The changes in this route are quite small and mostly come from requests by endorsing bodies. For example:
- The British Fashion Council wanted to clarify that it will consider applications specifically for those involved in fashion design rather than the wider industry.
- Letters of recommendations should be no longer than three sides of A4 sides (I have done a number of these applications and have never used a letter of more than two pages — I can see how letters longer than three pages could be very annoying for endorsing bodies!).
- Documentation from third parties should show the organisation’s logo and registered address.
Another welcome amendment is the clarification that exceptional promise applicants in the field of Arts and Culture can submit evidence of appearances in which they were not named. They can provide evidence from a senior individual linked to the work in question, outlining the significant and direct contribution the applicant made.
Two final welcome amendments to the rules on family migration.
The first is on criminal convictions. Where an applicant was sentenced to a period of imprisonment of between 12 months and four years, their application for limited leave to remain should only be refused for ten years after the end of the sentence. It was always bizarre, and probably an oversight, that Appendix FM allowed decision-makers to refuse an application forever in those circumstances. By contrast, the general grounds for refusal, which are traditionally stricter than the suitability requirements of Appendix FM, limited the refusal to a period of ten years.

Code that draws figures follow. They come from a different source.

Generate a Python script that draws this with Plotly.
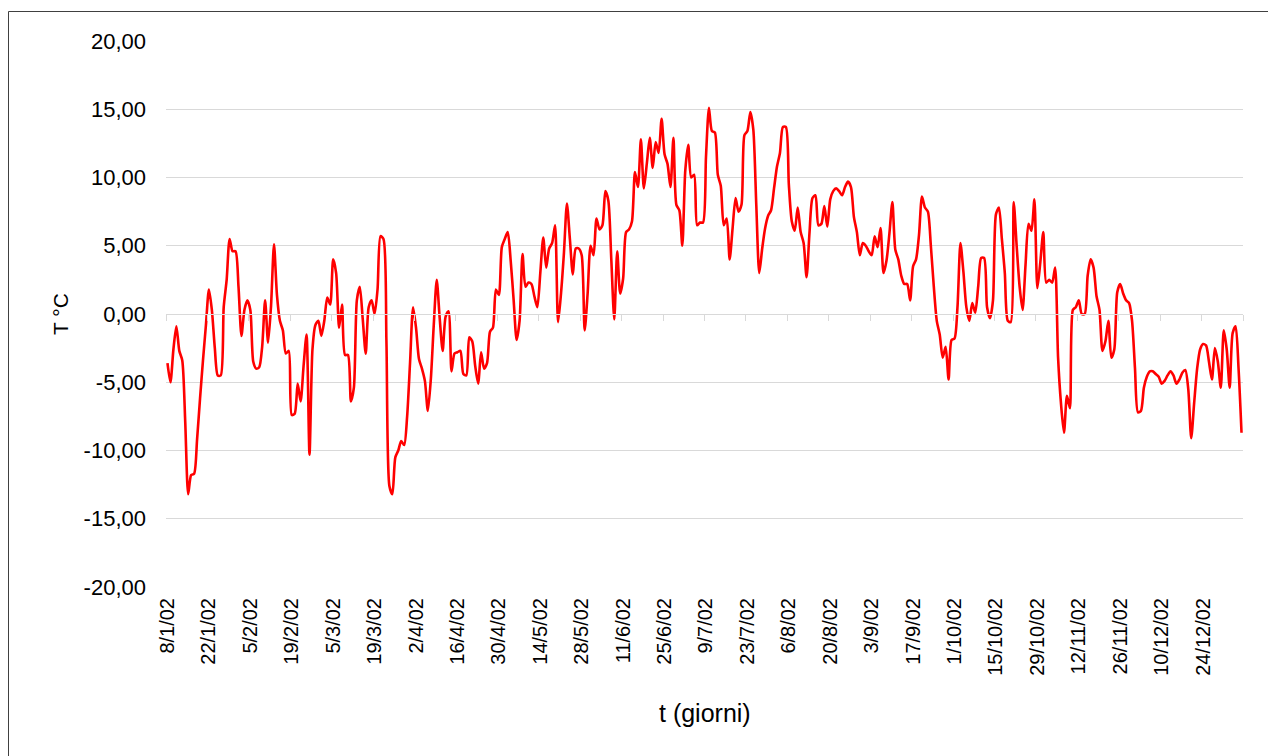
import plotly.graph_objects as go
import pandas as pd

# Daily temperatures (°C) from 8/1/02, one value per day
temps = (
    # 8/1 - 8/2
    [-3.6, -5.0, -2.6, -0.9, -2.7, -3.4, -7.9, -13.2, -11.8, -11.7,
     -9.2, -6.2, -3.4, -0.8, 1.8, 0.3, -2.5, -4.5, -4.5, 0.5,
     2.5, 5.5, 4.6, 4.6, 2.0, -1.6, 0.3, 1.0, 0.3, -3.5,
     -4.0, -3.9]
    # 9/2 - 13/3
    + [-2.4, 1.0, -2.1, 0.6, 5.1, 1.4, -0.5, -1.2, -2.9, -2.7,
       -7.4, -7.3, -5.1, -6.4, -3.8, -1.5, -10.3, -2.6, -0.8, -0.5,
       -1.6, -0.5, 1.2, 0.7, 4.0, 3.0, -1.0, 0.7, -3.0, -3.0,
       -6.4, -5.4, 1.0, 2.0]
    # 16/3 - 16/4
    + [-0.4, -2.9, 0.5, 1.0, 0.0, 1.8, 5.7, 5.5, -2.0, -12.6,
       -13.2, -10.5, -10.0, -9.3, -9.6, -7.5, -3.5, 0.5, -1.0, -3.3,
       -4.0, -4.9, -7.1, -4.8, -0.8, 2.5, -0.3, -2.7, -0.2, 0.2,
       -4.2, -2.9, -2.8]
    # 17/4 - 20/5
    + [-2.7, -4.4, -4.5, -1.7, -2.0, -3.8, -5.1, -2.8, -4.0, -3.6,
       -1.3, -1.0, 1.8, 1.4, 4.9, 5.5, 6.0, 3.9, 1.0, -1.9,
       -0.5, 4.4, 2.0, 2.3, 2.2, 1.3, 0.5, 3.0, 5.6, 3.4,
       4.8, 5.2, 6.5, -0.6]
    # 21/5 - 23/6
    + [1.5, 4.5, 8.1, 5.5, 2.9, 4.8, 4.8, 4.3, -1.2, 1.5,
       5.0, 4.3, 7.0, 6.2, 6.5, 9.0, 8.3, 4.0, -0.4, 4.6,
       1.5, 2.6, 6.0, 6.2, 6.8, 10.4, 9.3, 12.8, 9.2, 11.0,
       12.9, 10.7, 12.6, 11.8]
    # 24/6 - 26/7
    + [14.3, 11.7, 11.0, 9.3, 12.9, 8.0, 7.6, 5.0, 10.5, 12.4,
       10.0, 10.2, 6.5, 6.7, 6.7, 11.5, 15.1, 13.4, 13.3, 10.2,
       9.4, 6.5, 7.0, 4.0, 6.3, 8.5, 7.5, 8.0, 13.1, 13.4,
       14.8, 13.5, 8.0]
    # 27/7 - 29/8
    + [3.0, 4.8, 6.3, 7.2, 7.6, 9.2, 10.8, 11.8, 13.7, 13.7,
       9.5, 6.8, 6.1, 7.8, 6.0, 5.2, 2.7, 6.0, 8.5, 8.7,
       6.5, 6.6, 7.9, 6.4, 8.4, 9.0, 9.2, 9.0, 8.7, 9.3,
       9.7, 9.3, 7.1, 6.0]
    # 30/8 - 2/10
    + [4.3, 5.2, 5.0, 4.6, 4.3, 5.7, 4.9, 6.3, 3.0, 3.9,
       5.9, 8.2, 4.7, 4.0, 2.8, 2.2, 2.2, 1.0, 3.5, 4.0,
       5.8, 8.6, 7.8, 7.5, 5.0, 2.0, -0.5, -1.5, -3.2, -2.4,
       -4.8, -1.9, -1.8, 0.5]
    # 3/10 - 5/11
    + [5.2, 3.1, 0.5, -0.5, 0.8, 0.1, 2.0, 4.1, 4.1, 0.5,
       -0.3, 1.0, 7.3, 7.8, 5.5, 3.0, -0.5, -0.6, 8.2, 5.0,
       2.0, 0.3, 3.6, 6.6, 6.1, 8.4, 1.9, 3.8, 6.0, 2.3,
       2.5, 2.3, 3.4, -3.2]
    # 6/11 - 9/12
    + [-6.6, -8.7, -6.0, -6.9, 0.3, 0.5, 1.0, 0.0, 0.0, 2.8,
       4.0, 3.4, 1.3, 0.3, -2.7, -2.0, -0.5, -3.2, -2.6, 1.6,
       2.2, 1.5, 1.0, 0.8, -0.5, -4.0, -7.2, -7.1, -5.4, -4.6,
       -4.2, -4.2, -4.4, -4.6]
    # 10/12 - 6/1/03
    + [-5.1, -4.9, -4.5, -4.2, -4.5, -5.1, -4.8, -4.3, -4.1, -5.5,
       -9.1, -6.5, -4.0, -2.6, -2.2, -2.3, -3.5, -4.8, -2.5, -3.5,
       -5.4, -1.2, -2.6, -5.4, -1.4, -0.9, -4.0, -8.7]
)

start_date = "2002-01-08"
dates = pd.date_range(start_date, periods=len(temps), freq="D")

y_tickvals = [-20, -15, -10, -5, 0, 5, 10, 15, 20]
y_ticktext = ["-20,00", "-15,00", "-10,00", "-5,00", "0,00", "5,00", "10,00", "15,00", "20,00"]

x_title = "t (giorni)"
y_title = "T °C"

FONT = "Liberation Sans, Arial, sans-serif"
DAY = 86400000
half = pd.Timedelta(hours=12)
x_range = [dates[0] - half, dates[-1] + half]

# page places the figure at an 8px body offset
W, H = 1268, 748
L, R, T, B = 158, 33, 33, 169
PW, PH = W - L - R, H - T - B


def px(xp):  # page x -> paper
    return (xp - 8 - L) / PW


def py(yp):  # page y -> paper
    return (H - B + 8 - yp) / PH


fig = go.Figure()
fig.add_trace(go.Scatter(
    x=dates, y=temps, mode="lines",
    line=dict(color="#FF0000", width=2.6, shape="spline", smoothing=0.7),
    showlegend=False, hoverinfo="skip",
))
# helper trace for the axis drawn at T = 0
fig.add_trace(go.Scatter(x=[dates[0]], y=[None], xaxis="x2", yaxis="y",
                         mode="lines", showlegend=False, hoverinfo="skip"))

fig.update_layout(
    width=W, height=H,
    margin=dict(l=L, r=R, t=T, b=B),
    paper_bgcolor="white", plot_bgcolor="white",
    font=dict(family=FONT, color="#000000"),
    xaxis=dict(
        type="date", range=x_range,
        tick0=start_date, dtick=14 * DAY, tickformat="%-d/%-m/%y",
        tickangle=-90, tickfont=dict(size=20),
        showgrid=False, showline=False, ticks="", zeroline=False,
        ticklabelstandoff=6,
    ),
    xaxis2=dict(
        type="date", range=x_range, overlaying="x", anchor="free", position=0.5,
        tick0=dates[0] - half, dtick=14 * DAY, showticklabels=False,
        showgrid=False, showline=True, linecolor="#d9d9d9", linewidth=1,
        ticks="outside", ticklen=6, tickcolor="#d9d9d9", tickwidth=1,
        zeroline=False,
    ),
    yaxis=dict(
        range=[-20, 20], tickvals=y_tickvals, ticktext=y_ticktext,
        tickfont=dict(size=22), showgrid=True, gridcolor="#d9d9d9", gridwidth=1,
        zeroline=False, showline=False, ticks="", ticklabelstandoff=19,
    ),
    annotations=[
        dict(text=y_title, xref="paper", yref="paper", x=px(60), y=0.5,
             textangle=-90, showarrow=False, font=dict(size=21),
             xanchor="center", yanchor="middle"),
        dict(text=x_title, xref="paper", yref="paper", x=0.5, y=py(713),
             showarrow=False, font=dict(size=25), xanchor="center", yanchor="middle"),
    ],
    shapes=[
        # chart frame: left and top edges visible, the rest falls outside the picture
        dict(type="rect", xref="paper", yref="paper",
             x0=px(8.5), x1=px(1300), y0=py(790), y1=py(11.5),
             line=dict(color="#404040", width=1), fillcolor="rgba(0,0,0,0)",
             layer="below"),
    ],
)

fig.write_html("out.html")
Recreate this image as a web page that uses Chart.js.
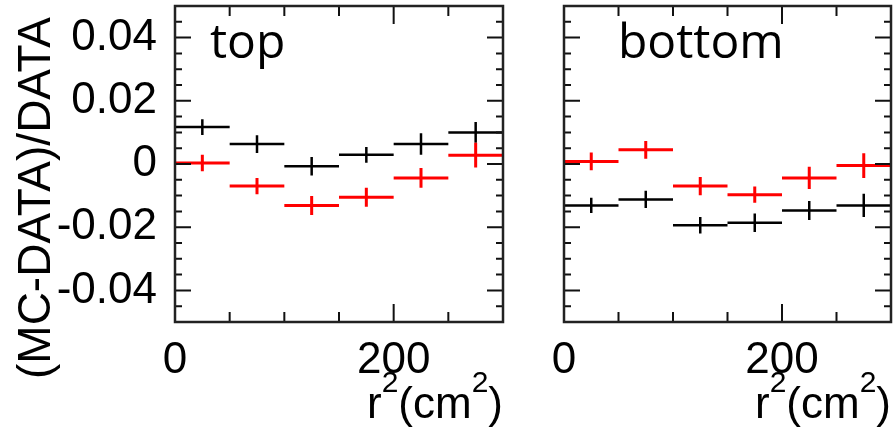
<!DOCTYPE html>
<html>
<head>
<meta charset="utf-8">
<script src="https://cdn.jsdelivr.net/npm/chart.js@4.4.1/dist/chart.umd.min.js"></script>
<style>
  body { margin: 0; background: #fff; }
  canvas { position: absolute; top: 0; }
  #topChart { left: 0; }
  #bottomChart { left: 520px; }
</style>
</head>
<body>
<canvas id="topChart" width="520" height="430"></canvas>
<canvas id="bottomChart" width="373" height="430"></canvas>
<script>
// r^2 bins (cm^2), 50 wide
const binCenters = [25, 75, 125, 175, 225, 275];
const binHalfWidth = 25;

// "top" panel
const topBlack = [0.0117, 0.0063, -0.0007, 0.0029, 0.0063, 0.0100];
const topBlackErr = [0.0025, 0.0028, 0.0029, 0.0025, 0.0034, 0.0033];
const topRed = [0.0003, -0.0070, -0.0131, -0.0105, -0.0044, 0.0028];
const topRedErr = [0.0026, 0.0026, 0.0030, 0.0030, 0.0031, 0.0039];

// "bottom" panel
const bottomBlack = [-0.0131, -0.0112, -0.0194, -0.0186, -0.0147, -0.0131];
const bottomBlackErr = [0.0024, 0.0027, 0.0026, 0.0029, 0.0030, 0.0037];
const bottomRed = [0.0008, 0.0045, -0.0070, -0.0097, -0.0044, -0.0005];
const bottomRedErr = [0.0028, 0.0028, 0.0029, 0.0026, 0.0035, 0.0039];

const yTicks = [-0.04, -0.02, 0, 0.02, 0.04];
const yTickLabels = ['-0.04', '-0.02', '0', '0.02', '0.04'];
const xTicks = [0, 200];
const xTickLabels = ['0', '200'];

function points(vals, errs) {
  return binCenters.map((x, i) => ({ x: x, y: vals[i], err: errs[i] }));
}

// horizontal bin width + vertical error bar
const crossPlugin = {
  id: 'crosses',
  afterDatasetsDraw(chart) {
    const ctx = chart.ctx, xs = chart.scales.x, ys = chart.scales.y;
    chart.data.datasets.forEach(ds => {
      ctx.save();
      ctx.strokeStyle = ds.borderColor;
      ctx.lineWidth = ds.borderWidth;
      ds.data.forEach(p => {
        const py = ys.getPixelForValue(p.y);
        const px = xs.getPixelForValue(p.x);
        ctx.beginPath();
        ctx.moveTo(xs.getPixelForValue(p.x - binHalfWidth), py);
        ctx.lineTo(xs.getPixelForValue(p.x + binHalfWidth), py);
        ctx.moveTo(px, ys.getPixelForValue(p.y - p.err));
        ctx.lineTo(px, ys.getPixelForValue(p.y + p.err));
        ctx.stroke();
      });
      ctx.restore();
    });
  }
};

// ROOT-like frame, inward ticks, panel label and axis titles
const framePlugin = {
  id: 'frame',
  afterDraw(chart, args, opts) {
    const ctx = chart.ctx, a = chart.chartArea;
    const xs = chart.scales.x, ys = chart.scales.y;
    ctx.save();
    ctx.strokeStyle = '#111';
    ctx.lineWidth = 2;
    for (let v = -0.05; v <= 0.0501; v += 0.005) {
      const y = ys.getPixelForValue(v);
      const major = Math.abs(Math.round(v * 1000) % 20) === 0;
      const len = major ? 16 : 7;
      ctx.beginPath();
      ctx.moveTo(a.left, y); ctx.lineTo(a.left + len, y);
      ctx.moveTo(a.right, y); ctx.lineTo(a.right - len, y);
      ctx.stroke();
    }
    for (let v = 0; v <= 300; v += 50) {
      const x = xs.getPixelForValue(v);
      const len = v % 200 === 0 ? 18 : 10;
      ctx.beginPath();
      ctx.moveTo(x, a.top); ctx.lineTo(x, a.top + len);
      ctx.moveTo(x, a.bottom); ctx.lineTo(x, a.bottom - len);
      ctx.stroke();
    }
    ctx.strokeStyle = '#222';
    ctx.lineWidth = 2.5;
    ctx.strokeRect(a.left, a.top, a.right - a.left, a.bottom - a.top);

    ctx.fillStyle = '#000';
    ctx.font = '48px "Open Sans"';
    ctx.textBaseline = 'alphabetic';
    ctx.textAlign = 'left';
    ctx.fillText(opts.label, a.left + opts.labelX, 58);

    // r^2(cm^2), right aligned at the axis end
    const parts = [['r', 44, 0], ['2', 30, -26], ['(cm', 44, 0], ['2', 30, -26], [')', 44, 0]];
    let total = 0;
    parts.forEach(p => { ctx.font = p[1] + 'px "Liberation Sans"'; total += ctx.measureText(p[0]).width; });
    let x = a.right - total;
    parts.forEach(p => {
      ctx.font = p[1] + 'px "Liberation Sans"';
      ctx.fillText(p[0], x, 418 + p[2]);
      x += ctx.measureText(p[0]).width;
    });

    if (opts.yTitle) {
      ctx.translate(37, 198);
      ctx.rotate(-Math.PI / 2);
      ctx.textAlign = 'center';
      ctx.textBaseline = 'middle';
      ctx.font = '46px "Liberation Sans"';
      ctx.fillText(opts.yTitle, 0, 0);
    }
    ctx.restore();
  }
};

function makeChart(id, black, blackErr, red, redErr, panel) {
  return new Chart(document.getElementById(id), {
    type: 'scatter',
    data: {
      datasets: [
        { data: points(black, blackErr), borderColor: '#000', borderWidth: 2.5, pointRadius: 0 },
        { data: points(red, redErr), borderColor: '#ff0000', borderWidth: 3, pointRadius: 0 }
      ]
    },
    options: {
      responsive: false,
      animation: false,
      layout: { padding: { top: 6, right: panel.padRight, left: 0, bottom: 0 } },
      plugins: {
        legend: { display: false },
        tooltip: { enabled: false },
        frame: panel
      },
      scales: {
        x: {
          type: 'linear',
          min: 0,
          max: 300,
          afterBuildTicks: s => { s.ticks = xTicks.map(v => ({ value: v })); },
          afterFit: s => { s.height = 108; s.paddingLeft = 0; s.paddingRight = 0; },
          grid: { display: false, drawTicks: false },
          border: { display: false },
          ticks: {
            autoSkip: false,
            maxRotation: 0,
            padding: 12,
            color: '#000',
            font: { family: 'Liberation Sans', size: 44 },
            callback: (v, i) => xTickLabels[i]
          }
        },
        y: {
          min: -0.05,
          max: 0.05,
          afterBuildTicks: s => { s.ticks = yTicks.map(v => ({ value: v })); },
          afterFit: s => { s.width = panel.yWidth; s.paddingTop = 0; s.paddingBottom = 0; },
          grid: { display: false, drawTicks: false },
          border: { display: false },
          ticks: {
            display: panel.showYLabels,
            padding: 18,
            color: '#000',
            font: { family: 'Liberation Sans', size: 44 },
            callback: (v, i) => yTickLabels[i]
          }
        }
      }
    },
    plugins: [crossPlugin, framePlugin]
  });
}

makeChart('topChart', topBlack, topBlackErr, topRed, topRedErr,
  { label: 'top', labelX: 35, yTitle: '(MC-DATA)/DATA', yWidth: 175, padRight: 17, showYLabels: true });
makeChart('bottomChart', bottomBlack, bottomBlackErr, bottomRed, bottomRedErr,
  { label: 'bottom', labelX: 54, yTitle: null, yWidth: 44, padRight: 2, showYLabels: false });
</script>
</body>
</html>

When relying on self-employment to meet the financial requirements, applicants must submit accounts signed by accountants from specified accounting organisations. The rules relating to which organisations were acceptable were stricter under Appendix FM-SE compared to the rules for economic migrants. They have now been expanded to be consistent. I emailed the Family Policy department on at least three occasions about this, and I like to think they made the change because they were tired of me!
Finally, the rules relating to fiancé(e) visas confirm that the purpose of the route is to allow couples to get married in the UK. I’m not sure who needed this to be clarified.